Consacré Ours d’or à Berlin, ce troisième long métrage du réalisateur Wang Quan’an nous transporte dans les steppes
arides de Mongolie-Intérieure sur les traces de Tuya, une bergère qui entreprend de se trouver un nouveau mari pour remplacer Bater, paralysé à la suite d’un accident et ne pouvant plus subvenir aux besoins de la famille. Commence alors le ballet des prétendants, ponctué des heurs et malheurs de son voisin Senge.

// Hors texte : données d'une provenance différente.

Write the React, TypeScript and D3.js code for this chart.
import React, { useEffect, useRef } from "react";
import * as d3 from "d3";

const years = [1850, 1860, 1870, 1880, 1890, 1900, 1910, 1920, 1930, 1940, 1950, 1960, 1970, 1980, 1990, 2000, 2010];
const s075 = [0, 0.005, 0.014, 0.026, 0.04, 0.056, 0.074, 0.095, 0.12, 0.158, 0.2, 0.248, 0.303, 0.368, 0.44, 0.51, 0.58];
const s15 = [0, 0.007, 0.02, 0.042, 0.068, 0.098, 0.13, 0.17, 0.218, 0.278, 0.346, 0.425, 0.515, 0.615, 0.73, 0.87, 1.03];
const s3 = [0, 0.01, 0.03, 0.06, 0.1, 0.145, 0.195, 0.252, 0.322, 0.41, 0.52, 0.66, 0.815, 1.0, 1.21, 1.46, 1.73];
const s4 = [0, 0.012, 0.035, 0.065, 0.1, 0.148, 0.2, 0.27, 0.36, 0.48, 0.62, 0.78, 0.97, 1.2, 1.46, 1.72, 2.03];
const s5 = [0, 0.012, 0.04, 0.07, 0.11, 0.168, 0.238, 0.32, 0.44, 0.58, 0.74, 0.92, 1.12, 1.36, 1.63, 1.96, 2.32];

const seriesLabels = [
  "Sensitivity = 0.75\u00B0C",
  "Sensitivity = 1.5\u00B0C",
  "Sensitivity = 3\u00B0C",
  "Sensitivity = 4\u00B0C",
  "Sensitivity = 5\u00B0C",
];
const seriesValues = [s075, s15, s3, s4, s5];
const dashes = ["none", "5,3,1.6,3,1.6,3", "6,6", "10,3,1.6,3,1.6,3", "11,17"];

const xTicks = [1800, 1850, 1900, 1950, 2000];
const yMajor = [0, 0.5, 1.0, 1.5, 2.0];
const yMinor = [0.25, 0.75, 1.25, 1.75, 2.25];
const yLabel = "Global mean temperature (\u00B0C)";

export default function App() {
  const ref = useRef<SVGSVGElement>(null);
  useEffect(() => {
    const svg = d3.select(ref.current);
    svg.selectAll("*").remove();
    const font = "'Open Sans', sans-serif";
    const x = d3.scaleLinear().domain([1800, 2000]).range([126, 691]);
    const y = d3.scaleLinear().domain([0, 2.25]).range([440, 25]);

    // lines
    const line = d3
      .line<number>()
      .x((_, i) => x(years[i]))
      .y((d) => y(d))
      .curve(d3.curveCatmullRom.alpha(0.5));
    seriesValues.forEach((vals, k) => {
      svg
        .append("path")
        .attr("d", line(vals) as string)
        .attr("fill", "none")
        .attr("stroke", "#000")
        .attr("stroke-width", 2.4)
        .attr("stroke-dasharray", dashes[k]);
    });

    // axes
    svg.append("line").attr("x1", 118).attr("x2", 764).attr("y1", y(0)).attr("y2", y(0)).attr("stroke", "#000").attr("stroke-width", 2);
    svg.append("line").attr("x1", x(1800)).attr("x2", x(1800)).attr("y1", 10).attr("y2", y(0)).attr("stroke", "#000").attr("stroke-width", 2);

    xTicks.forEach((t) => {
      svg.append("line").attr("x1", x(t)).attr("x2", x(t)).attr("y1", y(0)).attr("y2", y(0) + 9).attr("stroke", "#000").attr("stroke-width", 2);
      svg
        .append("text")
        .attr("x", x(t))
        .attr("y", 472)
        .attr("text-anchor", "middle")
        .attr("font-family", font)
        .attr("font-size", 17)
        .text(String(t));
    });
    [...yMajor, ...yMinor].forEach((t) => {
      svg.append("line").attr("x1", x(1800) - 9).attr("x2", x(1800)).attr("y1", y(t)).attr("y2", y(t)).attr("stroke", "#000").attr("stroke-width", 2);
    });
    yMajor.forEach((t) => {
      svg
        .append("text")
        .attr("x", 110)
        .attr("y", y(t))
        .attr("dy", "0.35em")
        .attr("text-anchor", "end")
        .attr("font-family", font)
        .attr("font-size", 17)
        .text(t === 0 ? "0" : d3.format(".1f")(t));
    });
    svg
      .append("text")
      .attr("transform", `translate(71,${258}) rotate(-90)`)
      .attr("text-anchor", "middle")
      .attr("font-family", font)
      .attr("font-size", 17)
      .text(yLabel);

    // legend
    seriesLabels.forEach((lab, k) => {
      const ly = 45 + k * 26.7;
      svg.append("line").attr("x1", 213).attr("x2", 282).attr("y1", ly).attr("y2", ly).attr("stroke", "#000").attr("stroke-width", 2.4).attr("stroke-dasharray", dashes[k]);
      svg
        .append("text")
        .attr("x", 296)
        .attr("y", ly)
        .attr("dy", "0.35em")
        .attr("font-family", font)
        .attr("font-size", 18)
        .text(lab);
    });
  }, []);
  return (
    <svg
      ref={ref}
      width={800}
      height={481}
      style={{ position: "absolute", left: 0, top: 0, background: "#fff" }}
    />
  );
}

Wang Quan’an, d’origine mongole par sa mère, aime et connaît bien cette région autonome de la République Populaire de Chine. Son film
mêle habilement une fiction et des éléments documentaires qui rendent hommage, dans des décors naturels sublimes, à la culture et au
mode de vie des Mongols, fortement menacés de disparition... Sur les steppes balayées par le vent et la neige, les chameaux voisinent avec les motos et les camions, les costumes éclatants et les chants mongols s’opposent à la bureaucratie chinoise, les bergers victimes de la sècheresse s’éreintent à creuser un puits tandis que les nouveaux riches préfèrent forer à la recherche du pétrole.
Cette comédie douce-amère, où les scènes d’émotion alternent avec des passages à l’humour proche du burlesque, dresse le portrait de Tuya, une femme de caractère, tenace et généreuse, fidèle à ses convictions, magnifiquement interprétée par Yu Nan, actrice professionnelle à la beauté délibérément opacifiée pour ce rôle.
A voir les protagonistes confrontés aux contradictions d’un pays partagé entre une ruralité ancestrale et une urbanité implantée par un matérialisme ravageur, on se posera comme le réalisateur la question de l’argent et du bonheur.